Mounted on a low-mass rod of length $0.3m$are four balls. Two balls (shown in red on the diagram), each of mass$0.82kg$, are mounted at opposite ends of the rod. Two other balls, each of the mass$0.29kg$(shown in blue on the diagram), are each mounted a distance $0.08m$from the center of the rod. The rod rotates on the axle through the center of the rod (indicated by the "X" in the diagram), perpendicular to the rod, and it takes $0.9s$to make full rotation.

(a) What is the moment of inertia of the device about its center?

(b) What is the angular speed of the rotating device?

(c) What is the magnitude of the angular momentum of the rotating device?

(a) The moment of inertia of an object of mass $m$rotating about an axis at a distance $L$from the axis of rotation is given by

$I=M{L}^2.....\left(1\right)$

The rod is a low-mass rod, so we can neglect the contribution of the rod’s moment of inertia to the total moment of inertia of the object.

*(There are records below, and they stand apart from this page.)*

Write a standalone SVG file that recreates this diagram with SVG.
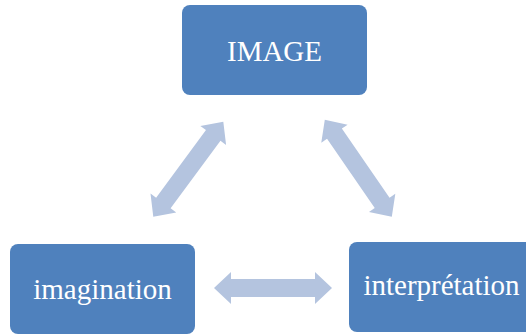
<svg xmlns="http://www.w3.org/2000/svg" xmlns:xlink="http://www.w3.org/1999/xlink" width="526" height="335" viewBox="0 0 526 335">
<style>
.box{fill:#4F81BD;}
.lbl{fill:#FFFFFF;font-family:"Liberation Serif","Times New Roman",serif;font-size:29px;text-anchor:middle;}
.arr{fill:#B4C4DF;}
</style>
<defs>
<path id="dblarrow" d="M-59,0 L-42,-16 L-42,-9 L42,-9 L42,-16 L59,0 L42,16 L42,9 L-42,9 L-42,16 Z"/>
</defs>
<rect width="526" height="335" fill="#FFFFFF"/>
<g id="connectors">
<use xlink:href="#dblarrow" class="arr" transform="translate(188.3,169.2) rotate(-53.6)"/>
<use xlink:href="#dblarrow" class="arr" transform="translate(358.3,168.3) rotate(55.4)"/>
<use xlink:href="#dblarrow" class="arr" transform="translate(273,288)"/>
</g>
<g id="node-image">
<rect class="box" x="182" y="5" width="185" height="90" rx="8"/>
<text class="lbl" x="274.5" y="61">IMAGE</text>
</g>
<g id="node-imagination">
<rect class="box" x="10" y="244" width="185" height="90" rx="8"/>
<text class="lbl" x="102.5" y="299">imagination</text>
</g>
<g id="node-interpretation">
<rect class="box" x="349" y="242" width="185" height="90" rx="8"/>
<text class="lbl" x="441.5" y="295">interprétation</text>
</g>
</svg>
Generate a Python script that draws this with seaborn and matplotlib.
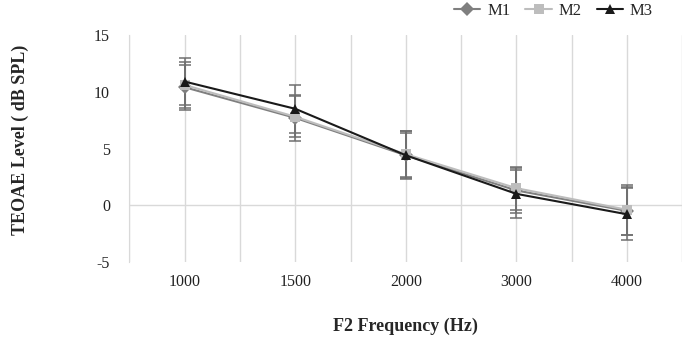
#TEOAE level by F2 frequency

import pandas as pd
import numpy as np
import matplotlib
matplotlib.use("Agg")
import matplotlib.pyplot as plt
import seaborn as sns

frequencies = ["1000", "1500", "2000", "3000", "4000"]
series_names = ["M1", "M2", "M3"]

m1_mean = [10.4, 7.7, 4.4, 1.3, -0.5]
m2_mean = [10.6, 7.8, 4.5, 1.5, -0.4]
m3_mean = [10.9, 8.5, 4.4, 1.0, -0.8]

m1_sd = [2.0, 2.0, 2.0, 2.0, 2.1]
m2_sd = [2.0, 1.8, 2.0, 1.9, 2.2]
m3_sd = [2.1, 2.1, 2.1, 2.1, 2.3]

y_ticks = [-5, 0, 5, 10, 15]


def main():
    sns.set_style("white")
    plt.rcParams['font.family'] = ['Liberation Serif', 'DejaVu Serif']
    plt.rcParams['axes.unicode_minus'] = False

    pos = np.arange(len(frequencies))
    df = pd.DataFrame({
        "pos": np.tile(pos, 3),
        "level": m1_mean + m2_mean + m3_mean,
        "sd": m1_sd + m2_sd + m3_sd,
        "series": np.repeat(series_names, len(frequencies)),
    })

    colors = {"M1": "#7f7f7f", "M2": "#bdbdbd", "M3": "#1a1a1a"}
    markers = {"M1": "D", "M2": "s", "M3": "^"}

    fig = plt.figure(figsize=(6.85, 3.41), dpi=100)
    ax = fig.add_axes([0.189, 0.232, 0.807, 0.665])

    #grid lines at categories and between them
    for gx in np.arange(-0.5, 4.51, 0.5):
        ax.axvline(gx, color="#d9d9d9", lw=1, zorder=0)
    ax.axhline(0, color="#d9d9d9", lw=1, zorder=0)

    #error bars
    for name in series_names:
        sub = df[df["series"] == name]
        ax.errorbar(sub["pos"], sub["level"], yerr=sub["sd"], fmt="none",
                    ecolor="#6f6f6f", elinewidth=1.1, capsize=4, capthick=1.1, zorder=2)

    sns.lineplot(data=df, x="pos", y="level", hue="series", style="series",
                 palette=colors, markers=markers, dashes=False, lw=1.5,
                 markersize=7, markeredgewidth=0, ax=ax, zorder=3, legend=False)

    ax.set_xlim(-0.5, 4.5)
    ax.set_ylim(-5, 15)
    ax.set_xticks(pos)
    ax.set_xticklabels(frequencies)
    ax.set_yticks(y_ticks)
    ax.tick_params(axis="both", length=0, labelsize=11.5, colors="#222222")
    ax.tick_params(axis="x", pad=9)
    ax.tick_params(axis="y", pad=14)

    for s in ["top", "right", "bottom"]:
        ax.spines[s].set_visible(False)
    ax.spines["left"].set_color("#d9d9d9")

    ax.set_xlabel("F2 Frequency (Hz)", fontsize=13, fontweight="bold")
    ax.set_ylabel("TEOAE Level ( dB SPL)", fontsize=13, fontweight="bold")
    ax.xaxis.set_label_coords(0.5, -0.245)
    ax.yaxis.set_label_coords(-0.182, 0.54)

    handles = [plt.Line2D([], [], color=colors[n], marker=markers[n], lw=1.5,
                          markersize=7, markeredgewidth=0) for n in series_names]
    fig.legend(handles, series_names, loc="upper right", bbox_to_anchor=(0.975, 1.035),
               ncol=3, frameon=False, fontsize=12, handlelength=1.6,
               columnspacing=0.9, handletextpad=0.4)

    fig.savefig("out.png", dpi=100)


if __name__ == "__main__":
    main()
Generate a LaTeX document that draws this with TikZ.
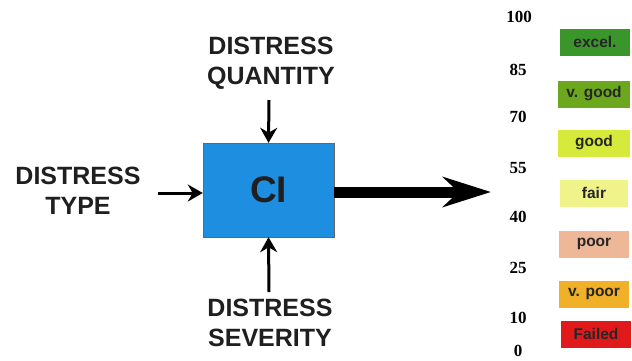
\documentclass[tikz,border=0pt]{standalone}
\usepackage{fontspec}
\setmainfont{Liberation Sans}
\newfontfamily\numfont{Liberation Serif}
\usetikzlibrary{arrows.meta}

\definecolor{ciblue}{HTML}{1E8FE0}
\definecolor{excelgreen}{HTML}{3A962A}
\definecolor{vgoodgreen}{HTML}{6CA81E}
\definecolor{goodyellow}{HTML}{D6EA3C}
\definecolor{fairyellow}{HTML}{F0F28A}
\definecolor{poorsalmon}{HTML}{EEB898}
\definecolor{vpoororange}{HTML}{F0B028}
\definecolor{failedred}{HTML}{E01A1A}

\tikzset{
  inlabel/.style={font=\fontsize{25}{30}\selectfont\bfseries, align=center, text=black!88},
  rate/.style={minimum width=70pt, minimum height=27pt, inner sep=0pt,
    font=\fontsize{15.5}{18}\selectfont\bfseries, text=black!85},
  score/.style={font=\numfont\fontsize{17}{19}\selectfont\bfseries}
}

\begin{document}
\begin{tikzpicture}[x=1pt, y=-1pt, >={Stealth[length=15pt, width=17pt]}]
    \useasboundingbox (0,0) rectangle (632,360);

    \node[draw=black!60, fill=ciblue, minimum width=131pt, minimum height=94pt,
          font=\fontsize{37}{40}\selectfont\bfseries, text=black!88]
          (ci) at (268.5,190) {CI};

    \node[inlabel] (quantity) at (271,63) {DISTRESS\\QUANTITY};
    \node[inlabel] (type) at (78,191) {DISTRESS\\TYPE};
    \node[inlabel] (severity) at (270,323) {DISTRESS\\SEVERITY};

    \coordinate (qend) at (269,100);
    \coordinate (tend) at (158,193);
    \coordinate (send) at (269,292);
    \coordinate (outend) at (491,192);

    \draw[->, line width=3pt] (qend) -- (ci.north);
    \draw[->, line width=3pt] (tend) -- (tend -| ci.west);
    \draw[->, line width=3pt] (send) -- (ci.south);
    \draw[-{Stealth[length=48pt, width=30pt]}, line width=11pt] (ci.east |- outend) -- (outend);

    % scale values
    \node[score] (s100) at (519,17) {100};
    \node[score] (s85) at (518,70) {85};
    \node[score] (s70) at (518,117) {70};
    \node[score] (s55) at (518,168) {55};
    \node[score] (s40) at (518,217) {40};
    \node[score] (s25) at (518,268) {25};
    \node[score] (s10) at (518,318) {10};
    \node[score] (s0) at (518,351) {0};

    % condition ratings
    \node[rate, fill=excelgreen] (excel) at (595,42) {excel.};
    \node[rate, fill=vgoodgreen, minimum width=72pt] (vgood) at (594,94) {v. good};
    \node[rate, fill=goodyellow, minimum width=72pt] (good) at (594,143) {good};
    \node[rate, fill=fairyellow, minimum width=68pt] (fair) at (594,193) {fair};
    \node[rate, fill=poorsalmon] (poor) at (594,244) {poor};
    \node[rate, fill=vpoororange] (vpoor) at (594,294) {v. poor};
    \node[rate, fill=failedred] (failed) at (596,334) {Failed};
\end{tikzpicture}
\end{document}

The rod has two red balls each at its end at a distance $\frac{L}{2}$from the center of the rod, and two balls each at a distance$0.08m$from the center of the rod. So, the moment of inertia of the object is sum of the moment of inertias of each ball about the center of rod. Hence, the moment of inertia of the device is

$$\begin{gathered} I_{total}=2I_{red}+2I_{blue} \\ {I}_{total}=2m{L^2}_{red}+2m_{blue}{L}_{blue}^2......\left(2\right) \end{gathered}$$

On substituting the known values in the equation (2), the moment of inertia of the device can be calculated as

$I_{total}=2m{L}_{red}+2m_{blue}{L}_{blue}^2$

$=2\left(0.82kg\right){\left(0.16m\right)}^2+2\left(0.29kg\right){\left(0.08m\right)}^2$

$=0.0457kg·m^2$